▸ **Written exercise**: Filter the data below for the string "script" and copy each matching line.

======== Listed records

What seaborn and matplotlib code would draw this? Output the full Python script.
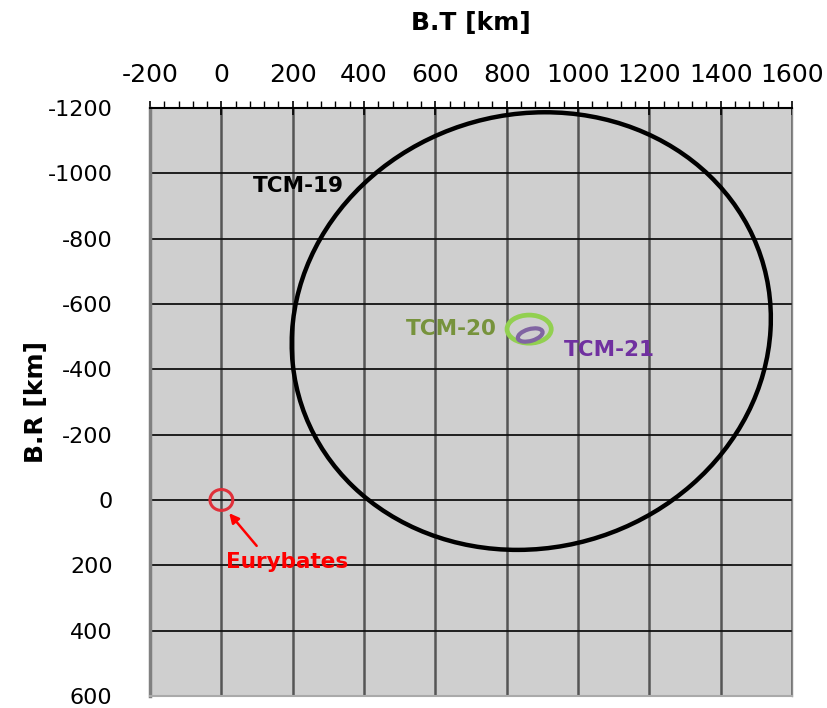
import matplotlib
matplotlib.use('Agg')
import matplotlib.pyplot as plt
import seaborn as sns
from matplotlib.patches import Ellipse
from matplotlib.ticker import MultipleLocator

sns.set_style('white')
plt.rcParams['font.family'] = ['DejaVu Sans']
plt.rcParams['axes.unicode_minus'] = False

# ellipse data (km in the B-plane)
names = ['TCM-19', 'TCM-20', 'TCM-21', 'Eurybates']
center_bt = [869, 863, 866, 0]
center_br = [-517, -523, -505, 0]
semi_major = [690, 62, 36, 32]
semi_minor = [651, 43, 18, 32]
tilt_deg = [-43.6, 0, -18, 0]
line_colors = ['black', '#92D050', '#8064A2', '#E0303A']
line_widths = [3.2, 3.4, 3.0, 2.2]

# label positions
label_bt = [217, 644, 1087, 183]
label_br = [-961, -523, -459, 190]
label_colors = ['black', '#77933C', '#7030A0', '#FF0000']

arrow_tail = (104, 147)
arrow_tip = (17, 34)

bt_ticks = [-200, 0, 200, 400, 600, 800, 1000, 1200, 1400, 1600]
br_ticks = [-1200, -1000, -800, -600, -400, -200, 0, 200, 400, 600]

fig, ax = plt.subplots(figsize=(8.28, 7.08), dpi=100)
fig.subplots_adjust(left=0.1812, right=0.9565, top=0.8475, bottom=0.017)
ax.set_facecolor('#cfcfcf')

for i in range(len(names)):
    ax.add_patch(Ellipse((center_bt[i], center_br[i]), 2 * semi_major[i], 2 * semi_minor[i],
                         angle=tilt_deg[i], fill=False, edgecolor=line_colors[i],
                         lw=line_widths[i], zorder=3))
    ax.text(label_bt[i], label_br[i], names[i], color=label_colors[i], fontsize=15.5,
            fontweight='bold', ha='center', va='center', zorder=4)

ax.annotate('', xy=arrow_tip, xytext=arrow_tail,
            arrowprops=dict(arrowstyle='-|>', color='#FF0000', lw=1.8, mutation_scale=14),
            zorder=4)

ax.set_xlim(-200, 1600)
ax.set_ylim(600, -1200)
ax.xaxis.tick_top()
ax.xaxis.set_label_position('top')
ax.set_xticks(bt_ticks)
ax.set_xticklabels([str(t) for t in bt_ticks], fontsize=18)
ax.set_yticks(br_ticks)
ax.set_yticklabels([str(t) for t in br_ticks], fontsize=16)
ax.xaxis.set_minor_locator(MultipleLocator(40))
ax.yaxis.set_minor_locator(MultipleLocator(40))

ax.grid(True, which='major', axis='x', color='#555555', lw=1.8, zorder=1)
ax.grid(True, which='major', axis='y', color='#111111', lw=1.3, zorder=1)
ax.set_axisbelow(True)

ax.tick_params(axis='x', which='major', direction='inout', length=10, width=1.2, pad=10)
ax.tick_params(axis='x', which='minor', direction='out', length=5, width=1)
ax.tick_params(axis='y', which='major', direction='inout', length=10, width=1.2, pad=22)
ax.tick_params(axis='y', which='minor', direction='out', length=5, width=1)
ax.tick_params(axis='both', which='both', colors='black', labelcolor='black')

ax.spines['top'].set_color('black')
ax.spines['top'].set_linewidth(1.5)
ax.spines['left'].set_color('#808080')
ax.spines['left'].set_linewidth(2.5)
ax.spines['right'].set_color('#8a8a8a')
ax.spines['right'].set_linewidth(1)
ax.spines['bottom'].set_color('#aaaaaa')
ax.spines['bottom'].set_linewidth(1.5)

ax.set_xlabel('B.T [km]', fontsize=18, fontweight='bold', labelpad=24, color='black')
ax.set_ylabel('B.R [km]', fontsize=18, fontweight='bold', labelpad=0, color='black')

fig.savefig('out.png', dpi=100)
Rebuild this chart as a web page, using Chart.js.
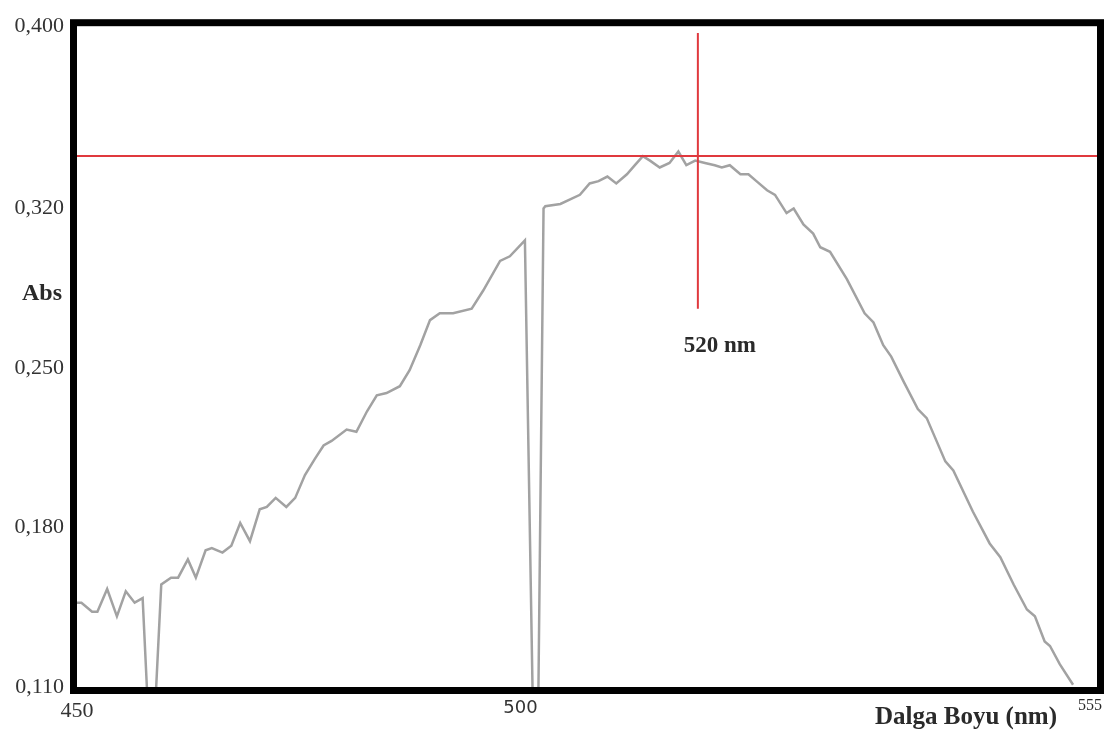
<!DOCTYPE html>
<html lang="tr">
  <head>
    <meta charset="UTF-8" />
    <title>Absorbans spektrumu</title>
    <script src="https://cdn.jsdelivr.net/npm/chart.js"></script>
    <style>
      body {
        margin: 0;
        background: #fff;
      }
      #spectrum {
        display: block;
      }
    </style>
  </head>
  <body>
    <canvas id="spectrum" width="1115" height="742"></canvas>

    <script>
      // Scan data: wavelength (nm) and absorbance
      const wavelengths = [
        450.0, 450.5, 451.7, 452.3, 453.4, 454.5, 455.5, 456.5, 457.4, 458.0,
        458.8, 459.5, 460.6, 461.4, 462.5, 463.4, 464.5, 465.2, 466.4, 467.4,
        468.4, 469.5, 470.6, 471.4, 472.4, 473.6, 474.6, 475.7, 476.8, 477.8,
        478.7, 480.4, 481.5, 482.7, 483.8, 484.9, 486.4, 487.5, 488.7, 489.8,
        490.9, 492.4, 494.5, 495.8, 497.7, 498.8, 500.5, 501.4, 502.0, 502.6,
        502.8, 504.5, 505.6, 506.7, 507.8, 508.8, 509.8, 510.8, 512.0, 512.9,
        513.8, 514.6, 515.7, 516.8, 517.8, 518.7, 519.7, 520.8, 521.9, 522.7,
        523.6, 524.8, 525.7, 526.6, 527.8, 528.7, 530.0, 530.8, 531.9, 533.0,
        533.8, 534.9, 536.8, 538.8, 539.8, 540.9, 541.8, 543.2, 544.8, 545.8,
        547.9, 548.8, 551.0, 552.9, 554.1, 555.6, 557.1, 558.0, 559.1, 559.7,
        560.8, 562.3,
      ];
      const absorbance = [
        0.147, 0.147, 0.143, 0.143, 0.153, 0.141, 0.152, 0.147, 0.149, 0.100,
        0.100, 0.155, 0.158, 0.158, 0.166, 0.158, 0.170, 0.171, 0.169, 0.172,
        0.182, 0.174, 0.188, 0.189, 0.193, 0.189, 0.193, 0.203, 0.210, 0.216,
        0.218, 0.223, 0.222, 0.231, 0.238, 0.239, 0.242, 0.249, 0.260, 0.271,
        0.274, 0.274, 0.276, 0.284, 0.297, 0.299, 0.306, 0.100, 0.100, 0.320,
        0.321, 0.322, 0.324, 0.326, 0.331, 0.332, 0.334, 0.331, 0.335, 0.339,
        0.343, 0.341, 0.338, 0.340, 0.345, 0.339, 0.341, 0.340, 0.339, 0.338,
        0.339, 0.335, 0.335, 0.332, 0.328, 0.326, 0.318, 0.320, 0.313, 0.309,
        0.303, 0.301, 0.289, 0.274, 0.270, 0.260, 0.255, 0.244, 0.232, 0.228,
        0.209, 0.205, 0.187, 0.173, 0.167, 0.155, 0.144, 0.141, 0.130, 0.128,
        0.120, 0.111,
      ];

      // Axis ranges and tick labels
      const xRange = [450, 565];
      const xTickValues = [450, 500];
      const xAxisEndLabel = "555";
      const yRange = [0.11, 0.4];
      const yTickValues = [0.11, 0.18, 0.25, 0.32, 0.4];

      // Peak marker (cross-hair)
      const peakWavelength = 520;
      const peakAbsorbance = 0.343;
      const markerTop = 0.397;
      const markerBottom = 0.276;
      const peakLabel = "520 nm";

      const spectrum = wavelengths.map((w, i) => ({ x: w, y: absorbance[i] }));
      const hLine = [
        { x: xRange[0], y: peakAbsorbance },
        { x: xRange[1], y: peakAbsorbance },
      ];
      const vLine = [
        { x: peakWavelength, y: markerTop },
        { x: peakWavelength, y: markerBottom },
      ];

      const SERIF = "'Liberation Serif', 'Times New Roman', serif";

      // thick black frame plus the free-standing labels
      const framePlugin = {
        id: "frame",
        afterDraw(chart) {
          const { ctx, chartArea: a, scales } = chart;
          ctx.save();
          ctx.strokeStyle = "#000";
          ctx.lineWidth = 7;
          ctx.strokeRect(a.left - 3.5, a.top - 3.5, a.width + 7, a.height + 7);

          ctx.fillStyle = "#2a2a2a";
          ctx.textBaseline = "middle";

          ctx.font = "bold 24px " + SERIF;
          ctx.textAlign = "center";
          ctx.fillText("Abs", 42, 294);

          ctx.font = "bold 23px " + SERIF;
          const px = scales.x.getPixelForValue(peakWavelength);
          const py = scales.y.getPixelForValue(markerBottom);
          ctx.fillText(peakLabel, px + 22, py + 37);

          ctx.font = "bold 25px " + SERIF;
          ctx.textAlign = "right";
          ctx.fillText("Dalga Boyu (nm)", 1057, 718);

          ctx.font = "16px " + SERIF;
          ctx.textAlign = "center";
          ctx.fillText(xAxisEndLabel, 1090, 706);
          ctx.restore();
        },
      };

      new Chart(document.getElementById("spectrum"), {
        type: "line",
        data: {
          datasets: [
            {
              data: hLine,
              borderColor: "#e0393e",
              borderWidth: 2,
              pointRadius: 0,
              order: 0,
            },
            {
              data: vLine,
              borderColor: "#e0393e",
              borderWidth: 2,
              pointRadius: 0,
              order: 0,
            },
            {
              data: spectrum,
              borderColor: "#a2a2a2",
              borderWidth: 2.5,
              pointRadius: 0,
              tension: 0,
              order: 1,
            },
          ],
        },
        options: {
          responsive: false,
          animation: false,
          layout: {
            autoPadding: false,
            padding: { top: 21, right: 18, bottom: 0, left: 0 },
          },
          plugins: {
            legend: { display: false },
            tooltip: { enabled: false },
          },
          scales: {
            x: {
              type: "linear",
              min: xRange[0],
              max: xRange[1],
              grid: { display: false, drawTicks: false },
              border: { display: false },
              afterBuildTicks: (s) => {
                s.ticks = xTickValues.map((v) => ({ value: v }));
              },
              afterFit: (s) => {
                s.height = 55;
              },
              ticks: {
                padding: 11,
                color: "#333",
                maxRotation: 0,
                font: (c) =>
                  c.tick && c.tick.value === 500
                    ? { family: "'DejaVu Sans', sans-serif", size: 18 }
                    : { family: SERIF, size: 22 },
                callback: (v) => String(v),
              },
            },
            y: {
              type: "linear",
              min: yRange[0],
              max: yRange[1],
              grid: { display: false, drawTicks: false },
              border: { display: false },
              afterBuildTicks: (s) => {
                s.ticks = yTickValues.map((v) => ({ value: v }));
              },
              afterFit: (s) => {
                s.width = 77;
              },
              ticks: {
                padding: 13,
                color: "#333",
                font: { family: SERIF, size: 22 },
                callback: (v) => v.toFixed(3).replace(".", ","),
              },
            },
          },
        },
        plugins: [framePlugin],
      });
    </script>
  </body>
</html>
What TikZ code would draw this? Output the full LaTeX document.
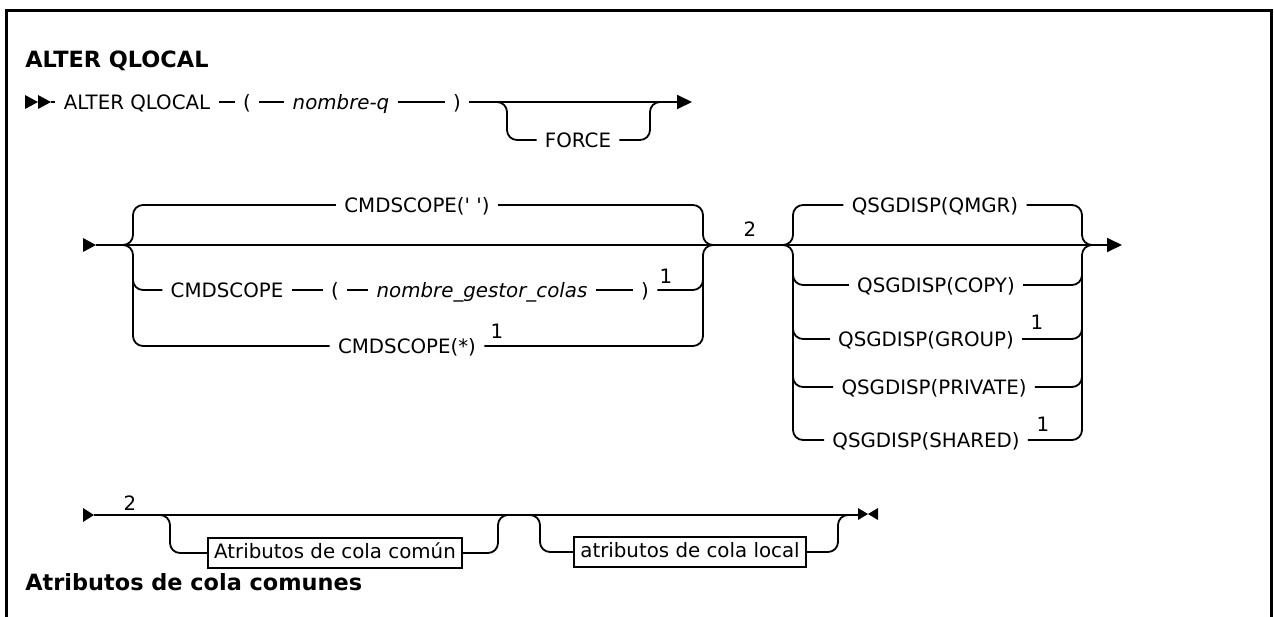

================

▸ **Solution to this exercise**:
What seaborn and matplotlib code would draw this? Output the full Python script.
    <script src="https://cdn.jsdelivr.net/npm/chart.js"></script>
    <script>
    </script>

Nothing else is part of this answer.